David Hill reviews The Front Line


‘What are the great war photos? Alexander Gardner’s rag bundles of Confederate dead after the 1862 Battle of Antietam. Capra’s Republican infantryman flung backwards by a bullet's impact in the Spanish Civil War. Nine-year-old Phan Thi Kim Thuc fleeing, naked, napalm-seared and screaming, from her Vietnamese village. You’ll have your own list. Often, they focus on an individual; evoke the life beyond combat or collateral damage.

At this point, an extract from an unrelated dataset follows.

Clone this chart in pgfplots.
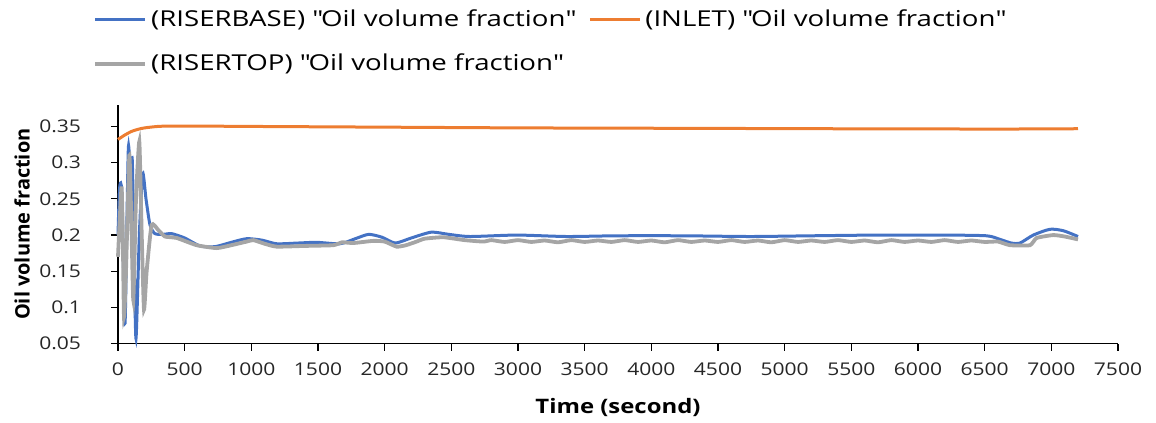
\documentclass[border=0pt]{standalone}
\usepackage{pgfplots}
\pgfplotsset{compat=1.18}
\usepackage{fontspec}
\setmainfont{Open Sans}[FakeStretch=1.2]
\newfontfamily\ylabfont{Open Sans}
\newfontfamily\legfont{Open Sans}[FakeStretch=1.26]
\definecolor{xlblue}{HTML}{4472C4}
\definecolor{xlorange}{HTML}{ED7D31}
\definecolor{xlgray}{HTML}{A5A5A5}
\newcommand{\q}{\textquotedbl}
\begin{document}
\begin{tikzpicture}
\begin{axis}[
  at={(0,0)}, anchor=south west,
  scale only axis,
  width=500bp, height=119.5bp,
  xmin=0, xmax=7500, ymin=0.05, ymax=0.38,
  xtick={0,500,...,7500},
  ytick={0.05,0.1,0.15,0.2,0.25,0.3,0.35},
  scaled y ticks=false,
  /pgf/number format/assume math mode=true,
  /pgf/number format/1000 sep={},
  yticklabel style={/pgf/number format/fixed,/pgf/number format/precision=2, xshift=-11.5bp},
  xticklabel style={yshift=-2.5bp},
  axis x line*=bottom, axis y line*=left,
  axis line style={black, line width=0.6pt},
  tick align=outside,
  major tick length=3.5bp,
  tick style={black, line width=0.6pt},
  ticklabel style={font=\fontsize{8.8}{10}\selectfont, text=black!85},
  xlabel={\textbf{Time (second)}},
  ylabel={\ylabfont\textbf{Oil volume fraction}},
  xlabel style={font=\fontsize{11.8}{13}\selectfont},
  ylabel style={font=\fontsize{13.5}{15}\selectfont},
  every axis x label/.style={at={(axis description cs:0.5,-0.2649)}, anchor=center},
  every axis y label/.style={at={(axis description cs:-0.096,0.5)}, anchor=center, rotate=90},
  legend columns=2,
  legend style={draw=none, fill=none, at={(rel axis cs:0,1)}, anchor=north west,
    xshift=-12.5bp, yshift=49.8bp, font=\legfont\fontsize{11}{13}\selectfont,
    /tikz/every even column/.append style={column sep=5bp},
    row sep=8.5bp, inner sep=0pt},
  legend cell align=left,
  legend image code/.code={\draw[#1] (0bp,0bp) -- (25bp,0bp);},
  clip=false,
]
\addplot[xlblue, line width=1.5bp, smooth, tension=0.4] coordinates {
(0,0.20)(10,0.26)(20,0.272)(30,0.25)(52,0.078)(65,0.20)(78,0.322)(92,0.29)(107,0.304)
(120,0.18)(135,0.057)(160,0.20)(185,0.285)(210,0.25)(240,0.214)(277,0.202)(340,0.201)
(402,0.202)(500,0.196)(615,0.185)(727,0.184)(850,0.19)(965,0.195)(1080,0.193)(1190,0.188)
(1350,0.189)(1490,0.190)(1665,0.188)(1780,0.195)(1880,0.201)(1980,0.197)(2080,0.189)
(2200,0.196)(2350,0.204)(2480,0.201)(2640,0.198)(2990,0.200)(3365,0.198)(3740,0.199)
(4240,0.199)(4740,0.198)(5200,0.199)(5690,0.200)(6190,0.200)(6515,0.199)(6615,0.194)
(6700,0.189)(6765,0.189)(6865,0.200)(6990,0.208)(7090,0.206)(7200,0.198)};
\addlegendentry{(RISERBASE) \q Oil volume fraction\q}
\addplot[xlorange, line width=1.5bp, smooth] coordinates {
(0,0.332)(50,0.338)(100,0.343)(150,0.346)(200,0.348)(300,0.350)(400,0.3505)(600,0.3505)
(1000,0.350)(2000,0.349)(3000,0.348)(4000,0.3475)(5000,0.347)(6000,0.3465)(7000,0.3465)(7200,0.347)};
\addlegendentry{(INLET) \q Oil volume fraction\q}
\addplot[xlgray, line width=1.9bp, smooth, tension=0.3] coordinates {
(0,0.17)(10,0.21)(27,0.267)(36,0.20)(45,0.087)(60,0.15)(85,0.31)(100,0.22)(115,0.11)
(135,0.25)(160,0.329)(178,0.20)(195,0.097)(215,0.15)(252,0.214)(302,0.207)(352,0.198)
(440,0.196)(590,0.186)(740,0.182)(850,0.186)(965,0.191)(1015,0.193)(1100,0.188)(1190,0.184)
(1400,0.185)(1615,0.186)(1680,0.190)(1765,0.189)(1915,0.192)(2000,0.191)(2090,0.184)
(2160,0.186)(2240,0.191)(2300,0.195)(2440,0.197)(2600,0.193)(2740,0.191)
(2800,0.193)(2900,0.1905)(3000,0.193)(3100,0.1905)(3200,0.1925)(3300,0.190)(3400,0.193)
(3500,0.1905)(3600,0.1925)(3700,0.1905)(3800,0.193)(3900,0.1905)(4000,0.1925)(4100,0.190)
(4200,0.193)(4300,0.1905)(4400,0.1925)(4500,0.1905)(4600,0.193)(4700,0.1905)(4800,0.1925)
(4900,0.190)(5000,0.193)(5100,0.1905)(5200,0.1925)(5300,0.1905)(5400,0.193)(5500,0.1905)
(5600,0.1925)(5700,0.190)(5800,0.193)(5900,0.1905)(6000,0.1925)(6100,0.1905)(6200,0.193)
(6300,0.1905)(6400,0.1925)(6500,0.1905)(6600,0.191)(6690,0.186)(6840,0.186)(6890,0.196)
(7015,0.200)(7100,0.198)(7200,0.194)};
\addlegendentry{(RISERTOP) \q Oil volume fraction\q}
\end{axis}
\pgfresetboundingbox
\path[use as bounding box] (-59bp,-39.65bp) rectangle (519bp,171.85bp);
\end{tikzpicture}
\end{document}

‘From this book, I’ll pick enemy parachutes flecking the sky above Crete, while a burning transport plane plummets down. (I remember another of my uncles telling me with head bent how he and other NZ troops shot the paratroopers as they drifted to Earth. “Poor bastards. We could hear them screaming.”)

‘There’s the letter from “The British Free Corps,” an SS unit of Allied prisoners recruited to fight for the Nazis (one NZer served in it); a cartoon of a Lancaster squadron in flight, crammed with busy, bright little humans; devastated Monte Cassino, resembling Hiroshima in its obliteration. Most of all, perhaps, there’s the frightened German POW captured at Sidi Rezegh. He’s 15 years old. Once again, you’ll make your own list.

‘“My subject is War, and the Pity of War,” Wilfred Owen wrote in 1918, a few months before he was killed during the last week of WWI. “The Poetry is in the Pity.” Pity, pathos, pomp and many other emotions are evoked in this collection, too. An authoritative and frequently affecting book. I can say so without – ta-da – any inhibitions.’